The exiled theatre company stage their latest work with Pussy Riot’s Maria Alyokhina
The title of this piece from the exiled Belarus Free Theatre is a reference to Russian artist Petr Pavlensky’s work where he set alight to the front doors of the Russian federal security service in 2015. It got him a prison sentence, but it’s not the most extreme piece of art he has created. He’s nailed his scrotum to the floor, sliced his earlobe off, and, in 2012, he sewed his mouth shut in protest at the incarceration of members of the Russian band Pussy Riot.
One of those locked up, Maria Alyokhina, appears onstage in Burning Doors, as part of the ensemble of the Belarus Free Theatre. The theatre company are themselves refugees in the UK, seeking sanctuary from their dictator-run country, where, if they return, they face trial and possibly prison.

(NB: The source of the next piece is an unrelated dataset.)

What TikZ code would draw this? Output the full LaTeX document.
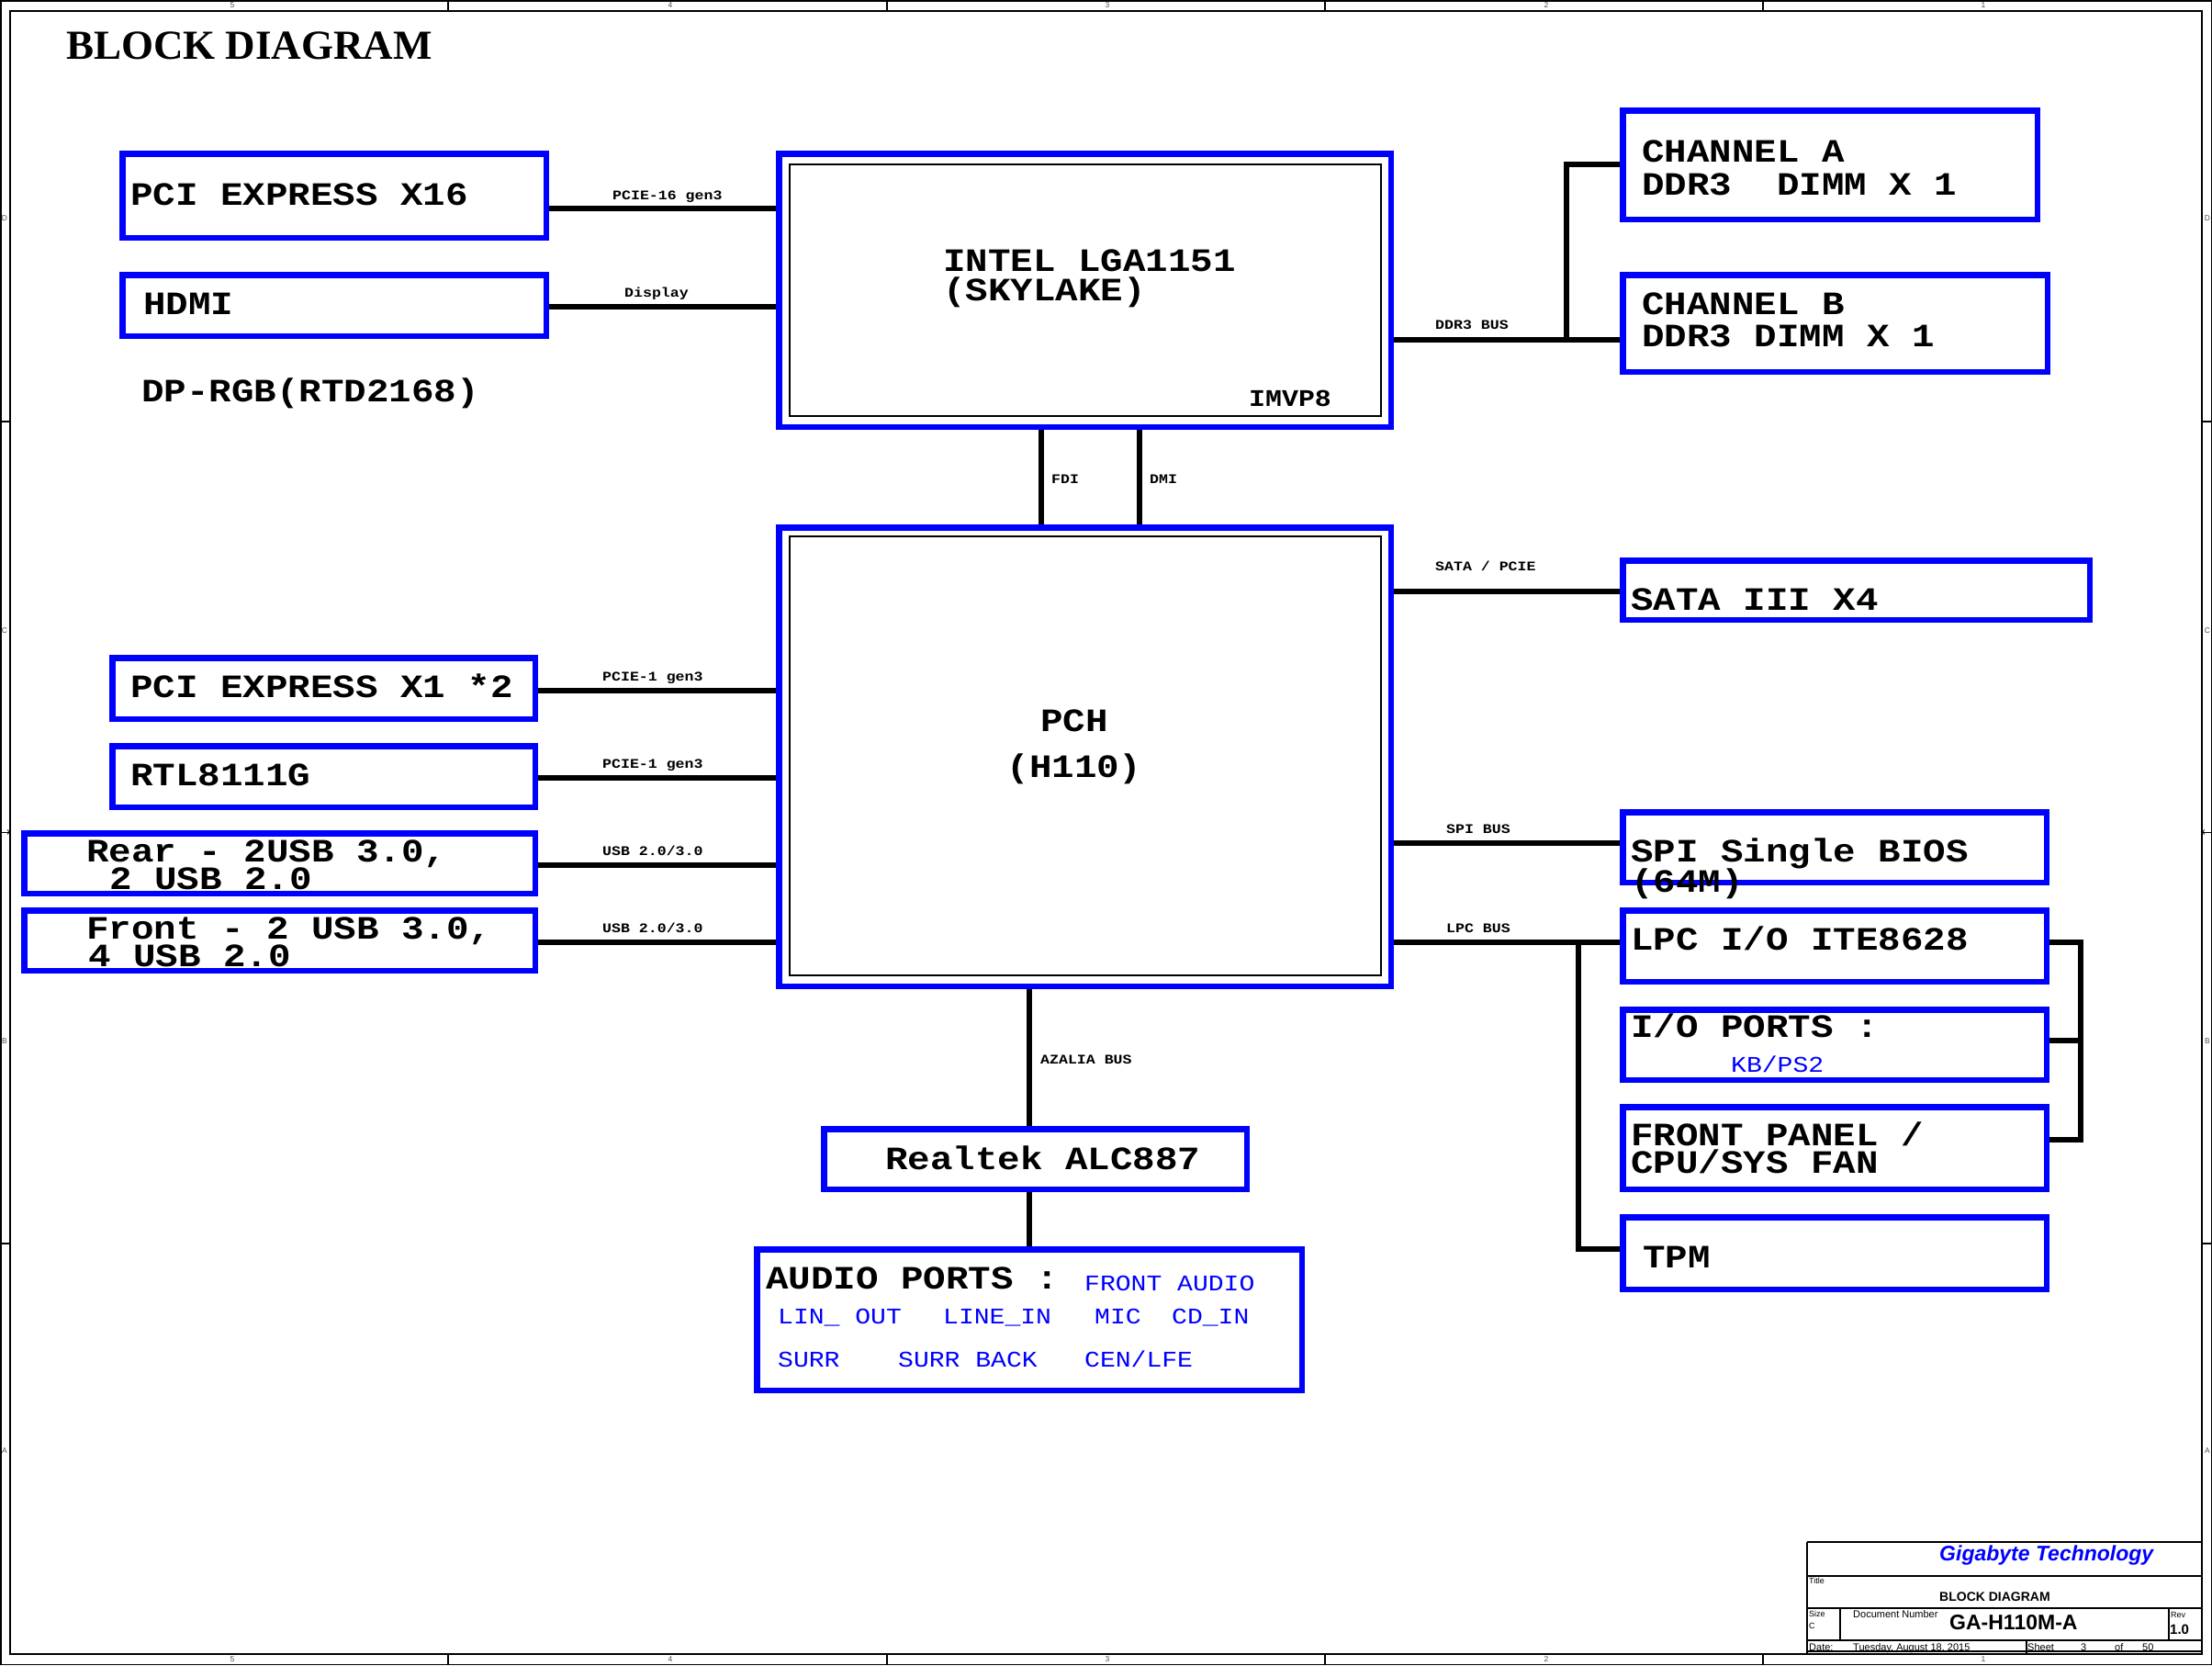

The piece revolves around the stories of Alyokhina, Pavlensky and also Ukrainian film-maker Oleg Sentsov – still in prison after being convicted of ‘terrorism’.
The company and the artists it focuses on are at the sharp edge of art and risk. They use their practice to shed light on abuses happening in their countries. The piece, therefore, is a forceful, intense excavation of freedom, of control and of the right to protest. Over a hundred minutes the company perform vignettes: there is naturalistic role-playing and segments of text from Foucault and Dostoyevsky are played overhead. The cast's bodies are swung on ropes, manipulated and pushed to the extremes of physical strength – they are beaten, held upside down and almost drowned. The company demonstrate both metaphorical and literal representations of oppression.
At one point two government officials discuss what they are to do about the Pussy Riot woman, at another we hear a transcription of an interview between Pavlensky and an interrogator after his arrest. As the piece progresses it becomes increasingly and relentlessly physical and Burning Doors itself becomes an act of endurance; an embodiment of the violence enacted upon Sentsov, Alyokhina, Pavlensky and indeed, in the way they are being suppressed, the population of their countries.
It is gruelling to watch but after the first half, Burning Doors becomes too abstract to feel relevant. It is a pity: several of the images conjured up – a woman forced under water, the smug chatter of politicians, who decide people’s fate while sitting on the toilet – are shocking. The show is admirable and real and often enlightening, but it is also muddled and willfully obscure where it needn't be.
Still, watching the piece – and realising that Sentsov has only served one year of a 20 year sentence – is a stark reminder of the real human cost of art in places that are not that far away.
Burning Doors runs at Soho Theatre until 24 September.